Copy only this: the line containing "Give me the TikZ source for this diagram.", the line containing "(Lx0) -- (Lx1);", and every line between them, exactly as written.
[Begin]
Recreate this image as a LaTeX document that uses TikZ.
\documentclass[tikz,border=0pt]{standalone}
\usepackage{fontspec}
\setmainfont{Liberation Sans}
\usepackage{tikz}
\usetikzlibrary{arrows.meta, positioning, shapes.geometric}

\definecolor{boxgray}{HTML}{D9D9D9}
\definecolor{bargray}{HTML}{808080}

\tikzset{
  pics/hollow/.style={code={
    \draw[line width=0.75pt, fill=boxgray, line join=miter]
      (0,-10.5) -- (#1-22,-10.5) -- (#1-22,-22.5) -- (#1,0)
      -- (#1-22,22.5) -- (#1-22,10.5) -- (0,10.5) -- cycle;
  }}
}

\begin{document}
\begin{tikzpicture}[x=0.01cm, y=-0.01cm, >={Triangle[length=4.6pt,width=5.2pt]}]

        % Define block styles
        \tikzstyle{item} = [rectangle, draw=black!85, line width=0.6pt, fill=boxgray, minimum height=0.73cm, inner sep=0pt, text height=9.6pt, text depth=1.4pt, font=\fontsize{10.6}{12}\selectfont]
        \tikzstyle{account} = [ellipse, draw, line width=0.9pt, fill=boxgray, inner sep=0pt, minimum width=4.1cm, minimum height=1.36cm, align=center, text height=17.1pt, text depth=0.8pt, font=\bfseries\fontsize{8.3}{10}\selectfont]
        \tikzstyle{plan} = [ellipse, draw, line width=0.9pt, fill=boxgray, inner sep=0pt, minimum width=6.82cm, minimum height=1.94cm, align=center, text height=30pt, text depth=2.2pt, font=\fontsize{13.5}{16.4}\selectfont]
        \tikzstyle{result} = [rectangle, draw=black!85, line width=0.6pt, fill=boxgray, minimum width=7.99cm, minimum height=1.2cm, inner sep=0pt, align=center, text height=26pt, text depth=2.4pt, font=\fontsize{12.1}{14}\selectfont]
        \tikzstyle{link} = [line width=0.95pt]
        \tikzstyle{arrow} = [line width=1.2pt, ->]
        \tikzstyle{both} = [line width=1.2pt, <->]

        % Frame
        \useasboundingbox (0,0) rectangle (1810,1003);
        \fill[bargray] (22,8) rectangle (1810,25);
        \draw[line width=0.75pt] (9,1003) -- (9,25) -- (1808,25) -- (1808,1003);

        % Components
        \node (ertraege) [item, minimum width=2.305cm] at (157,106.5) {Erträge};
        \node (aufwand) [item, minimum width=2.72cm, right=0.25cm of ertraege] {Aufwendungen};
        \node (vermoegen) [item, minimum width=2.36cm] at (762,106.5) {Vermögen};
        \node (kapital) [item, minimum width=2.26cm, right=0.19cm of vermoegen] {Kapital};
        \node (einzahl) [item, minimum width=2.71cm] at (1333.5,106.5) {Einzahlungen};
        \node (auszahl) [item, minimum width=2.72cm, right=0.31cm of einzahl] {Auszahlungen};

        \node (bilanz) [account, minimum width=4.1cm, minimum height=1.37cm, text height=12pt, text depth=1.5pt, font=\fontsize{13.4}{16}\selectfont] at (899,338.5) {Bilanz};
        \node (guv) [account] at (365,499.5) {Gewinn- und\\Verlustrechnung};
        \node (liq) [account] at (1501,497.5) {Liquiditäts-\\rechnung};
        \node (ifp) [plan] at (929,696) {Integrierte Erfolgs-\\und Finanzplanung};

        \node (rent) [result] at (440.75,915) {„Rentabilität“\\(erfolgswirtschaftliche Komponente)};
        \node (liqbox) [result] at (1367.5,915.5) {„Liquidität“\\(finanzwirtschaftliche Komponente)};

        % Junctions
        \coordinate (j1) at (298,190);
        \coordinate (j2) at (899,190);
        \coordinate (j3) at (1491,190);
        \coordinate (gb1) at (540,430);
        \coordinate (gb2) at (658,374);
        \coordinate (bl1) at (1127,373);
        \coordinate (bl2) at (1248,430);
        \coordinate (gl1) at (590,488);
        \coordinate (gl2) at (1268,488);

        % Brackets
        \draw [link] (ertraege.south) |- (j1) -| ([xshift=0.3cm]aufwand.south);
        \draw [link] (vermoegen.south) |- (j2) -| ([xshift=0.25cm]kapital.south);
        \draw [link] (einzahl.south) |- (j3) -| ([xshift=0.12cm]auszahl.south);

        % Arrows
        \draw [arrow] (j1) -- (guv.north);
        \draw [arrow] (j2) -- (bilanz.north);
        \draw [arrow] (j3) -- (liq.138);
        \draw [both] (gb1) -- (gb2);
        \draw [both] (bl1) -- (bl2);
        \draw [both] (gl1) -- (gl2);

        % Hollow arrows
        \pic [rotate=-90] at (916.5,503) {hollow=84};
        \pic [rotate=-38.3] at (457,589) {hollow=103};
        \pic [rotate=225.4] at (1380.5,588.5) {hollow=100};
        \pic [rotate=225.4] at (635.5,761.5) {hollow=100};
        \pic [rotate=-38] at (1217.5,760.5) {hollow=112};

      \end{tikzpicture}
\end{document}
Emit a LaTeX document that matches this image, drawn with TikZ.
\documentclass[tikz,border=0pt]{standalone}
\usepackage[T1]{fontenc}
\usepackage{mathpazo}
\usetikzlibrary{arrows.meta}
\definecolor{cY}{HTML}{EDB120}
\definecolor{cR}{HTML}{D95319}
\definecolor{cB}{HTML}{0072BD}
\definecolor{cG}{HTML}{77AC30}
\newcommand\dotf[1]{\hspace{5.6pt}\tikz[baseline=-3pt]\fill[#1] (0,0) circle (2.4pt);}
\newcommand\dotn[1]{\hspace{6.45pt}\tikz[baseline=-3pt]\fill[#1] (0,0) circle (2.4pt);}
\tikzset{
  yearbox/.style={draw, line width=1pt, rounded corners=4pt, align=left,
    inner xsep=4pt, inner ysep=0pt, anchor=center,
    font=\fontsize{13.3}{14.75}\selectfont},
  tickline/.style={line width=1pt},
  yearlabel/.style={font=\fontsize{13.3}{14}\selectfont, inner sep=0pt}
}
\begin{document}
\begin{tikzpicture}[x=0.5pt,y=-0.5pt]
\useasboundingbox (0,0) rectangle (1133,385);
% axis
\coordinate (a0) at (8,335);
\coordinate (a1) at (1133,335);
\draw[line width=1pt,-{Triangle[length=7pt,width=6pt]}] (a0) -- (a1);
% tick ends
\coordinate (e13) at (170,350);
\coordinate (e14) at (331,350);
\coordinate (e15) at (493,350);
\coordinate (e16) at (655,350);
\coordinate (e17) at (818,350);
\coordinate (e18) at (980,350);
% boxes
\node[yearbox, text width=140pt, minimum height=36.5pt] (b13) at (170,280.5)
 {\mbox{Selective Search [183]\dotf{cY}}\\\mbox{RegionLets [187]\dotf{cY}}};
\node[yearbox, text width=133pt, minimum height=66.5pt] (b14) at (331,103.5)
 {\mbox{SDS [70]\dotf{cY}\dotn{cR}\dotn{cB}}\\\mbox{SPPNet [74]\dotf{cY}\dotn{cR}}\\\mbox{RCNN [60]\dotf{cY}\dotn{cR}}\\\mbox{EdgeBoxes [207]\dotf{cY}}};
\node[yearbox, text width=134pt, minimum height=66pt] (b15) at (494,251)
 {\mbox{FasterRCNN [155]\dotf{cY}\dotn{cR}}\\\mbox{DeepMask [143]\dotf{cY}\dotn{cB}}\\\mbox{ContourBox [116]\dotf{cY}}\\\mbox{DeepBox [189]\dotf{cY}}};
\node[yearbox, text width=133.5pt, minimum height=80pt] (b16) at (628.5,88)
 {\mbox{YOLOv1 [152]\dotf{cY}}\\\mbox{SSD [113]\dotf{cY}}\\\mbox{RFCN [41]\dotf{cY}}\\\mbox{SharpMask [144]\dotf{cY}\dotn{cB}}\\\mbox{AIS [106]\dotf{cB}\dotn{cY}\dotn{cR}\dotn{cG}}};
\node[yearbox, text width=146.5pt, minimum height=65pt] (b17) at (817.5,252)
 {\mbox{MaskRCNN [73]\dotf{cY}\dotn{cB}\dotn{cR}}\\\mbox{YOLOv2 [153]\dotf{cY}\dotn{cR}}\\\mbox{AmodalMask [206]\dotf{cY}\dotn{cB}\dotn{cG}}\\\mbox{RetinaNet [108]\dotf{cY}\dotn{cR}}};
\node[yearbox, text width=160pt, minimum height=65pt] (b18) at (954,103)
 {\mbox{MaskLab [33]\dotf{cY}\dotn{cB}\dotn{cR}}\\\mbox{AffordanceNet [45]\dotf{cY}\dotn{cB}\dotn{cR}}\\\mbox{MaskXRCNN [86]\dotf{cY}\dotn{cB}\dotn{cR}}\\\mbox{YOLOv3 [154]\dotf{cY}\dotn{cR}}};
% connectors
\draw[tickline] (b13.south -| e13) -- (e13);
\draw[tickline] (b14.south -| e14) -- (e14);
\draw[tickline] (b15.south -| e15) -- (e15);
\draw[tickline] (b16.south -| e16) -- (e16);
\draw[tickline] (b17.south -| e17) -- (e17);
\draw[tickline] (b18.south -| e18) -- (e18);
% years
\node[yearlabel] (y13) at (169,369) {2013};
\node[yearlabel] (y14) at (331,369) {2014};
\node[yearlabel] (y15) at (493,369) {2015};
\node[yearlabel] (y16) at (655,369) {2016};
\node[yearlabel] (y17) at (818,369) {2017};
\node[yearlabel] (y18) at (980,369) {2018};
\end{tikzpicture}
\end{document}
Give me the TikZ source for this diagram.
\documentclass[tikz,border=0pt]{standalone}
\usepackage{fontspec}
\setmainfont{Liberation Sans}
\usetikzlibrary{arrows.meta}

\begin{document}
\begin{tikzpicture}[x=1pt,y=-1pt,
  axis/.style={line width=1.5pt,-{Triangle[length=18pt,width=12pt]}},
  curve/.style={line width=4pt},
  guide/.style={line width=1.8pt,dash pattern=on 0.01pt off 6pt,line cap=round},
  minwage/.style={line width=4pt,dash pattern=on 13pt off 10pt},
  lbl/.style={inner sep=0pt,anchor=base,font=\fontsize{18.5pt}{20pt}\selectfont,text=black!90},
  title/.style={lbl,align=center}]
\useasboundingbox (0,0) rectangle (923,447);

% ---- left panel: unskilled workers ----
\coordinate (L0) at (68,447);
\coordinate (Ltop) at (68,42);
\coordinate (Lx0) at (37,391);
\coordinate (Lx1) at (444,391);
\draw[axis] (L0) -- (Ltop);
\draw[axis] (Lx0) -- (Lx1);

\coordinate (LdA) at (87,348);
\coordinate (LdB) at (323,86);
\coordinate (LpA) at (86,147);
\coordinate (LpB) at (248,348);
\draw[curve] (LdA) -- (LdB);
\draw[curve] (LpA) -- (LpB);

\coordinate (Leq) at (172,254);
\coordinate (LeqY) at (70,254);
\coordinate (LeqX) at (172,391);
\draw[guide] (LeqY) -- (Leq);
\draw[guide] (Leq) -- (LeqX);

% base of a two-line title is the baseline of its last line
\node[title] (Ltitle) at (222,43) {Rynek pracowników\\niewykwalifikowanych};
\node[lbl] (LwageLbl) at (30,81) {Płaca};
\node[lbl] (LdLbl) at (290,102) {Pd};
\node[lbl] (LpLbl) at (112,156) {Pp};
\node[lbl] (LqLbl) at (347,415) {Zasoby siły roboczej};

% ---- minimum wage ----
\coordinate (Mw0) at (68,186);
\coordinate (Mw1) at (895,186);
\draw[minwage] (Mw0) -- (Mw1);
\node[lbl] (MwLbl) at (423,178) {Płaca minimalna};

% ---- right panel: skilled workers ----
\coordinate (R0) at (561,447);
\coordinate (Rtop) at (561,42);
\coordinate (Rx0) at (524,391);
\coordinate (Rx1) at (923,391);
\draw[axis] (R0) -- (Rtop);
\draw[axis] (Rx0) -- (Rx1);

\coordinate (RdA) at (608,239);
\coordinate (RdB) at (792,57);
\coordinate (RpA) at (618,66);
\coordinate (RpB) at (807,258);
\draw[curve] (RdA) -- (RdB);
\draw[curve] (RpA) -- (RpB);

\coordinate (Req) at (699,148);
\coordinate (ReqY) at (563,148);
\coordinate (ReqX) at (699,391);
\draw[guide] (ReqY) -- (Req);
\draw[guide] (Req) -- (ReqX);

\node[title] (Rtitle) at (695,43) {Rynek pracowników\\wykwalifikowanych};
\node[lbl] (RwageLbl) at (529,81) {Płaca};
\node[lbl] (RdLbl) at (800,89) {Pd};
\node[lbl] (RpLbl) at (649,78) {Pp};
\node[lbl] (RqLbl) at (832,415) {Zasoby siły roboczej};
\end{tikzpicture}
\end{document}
[End]
◆ **Task answer**:
Give me the TikZ source for this diagram.
\documentclass[tikz,border=0pt]{standalone}
\usepackage{fontspec}
\setmainfont{Liberation Sans}
\usetikzlibrary{arrows.meta}

\begin{document}
\begin{tikzpicture}[x=1pt,y=-1pt,
  axis/.style={line width=1.5pt,-{Triangle[length=18pt,width=12pt]}},
  curve/.style={line width=4pt},
  guide/.style={line width=1.8pt,dash pattern=on 0.01pt off 6pt,line cap=round},
  minwage/.style={line width=4pt,dash pattern=on 13pt off 10pt},
  lbl/.style={inner sep=0pt,anchor=base,font=\fontsize{18.5pt}{20pt}\selectfont,text=black!90},
  title/.style={lbl,align=center}]
\useasboundingbox (0,0) rectangle (923,447);

% ---- left panel: unskilled workers ----
\coordinate (L0) at (68,447);
\coordinate (Ltop) at (68,42);
\coordinate (Lx0) at (37,391);
\coordinate (Lx1) at (444,391);
\draw[axis] (L0) -- (Ltop);
\draw[axis] (Lx0) -- (Lx1);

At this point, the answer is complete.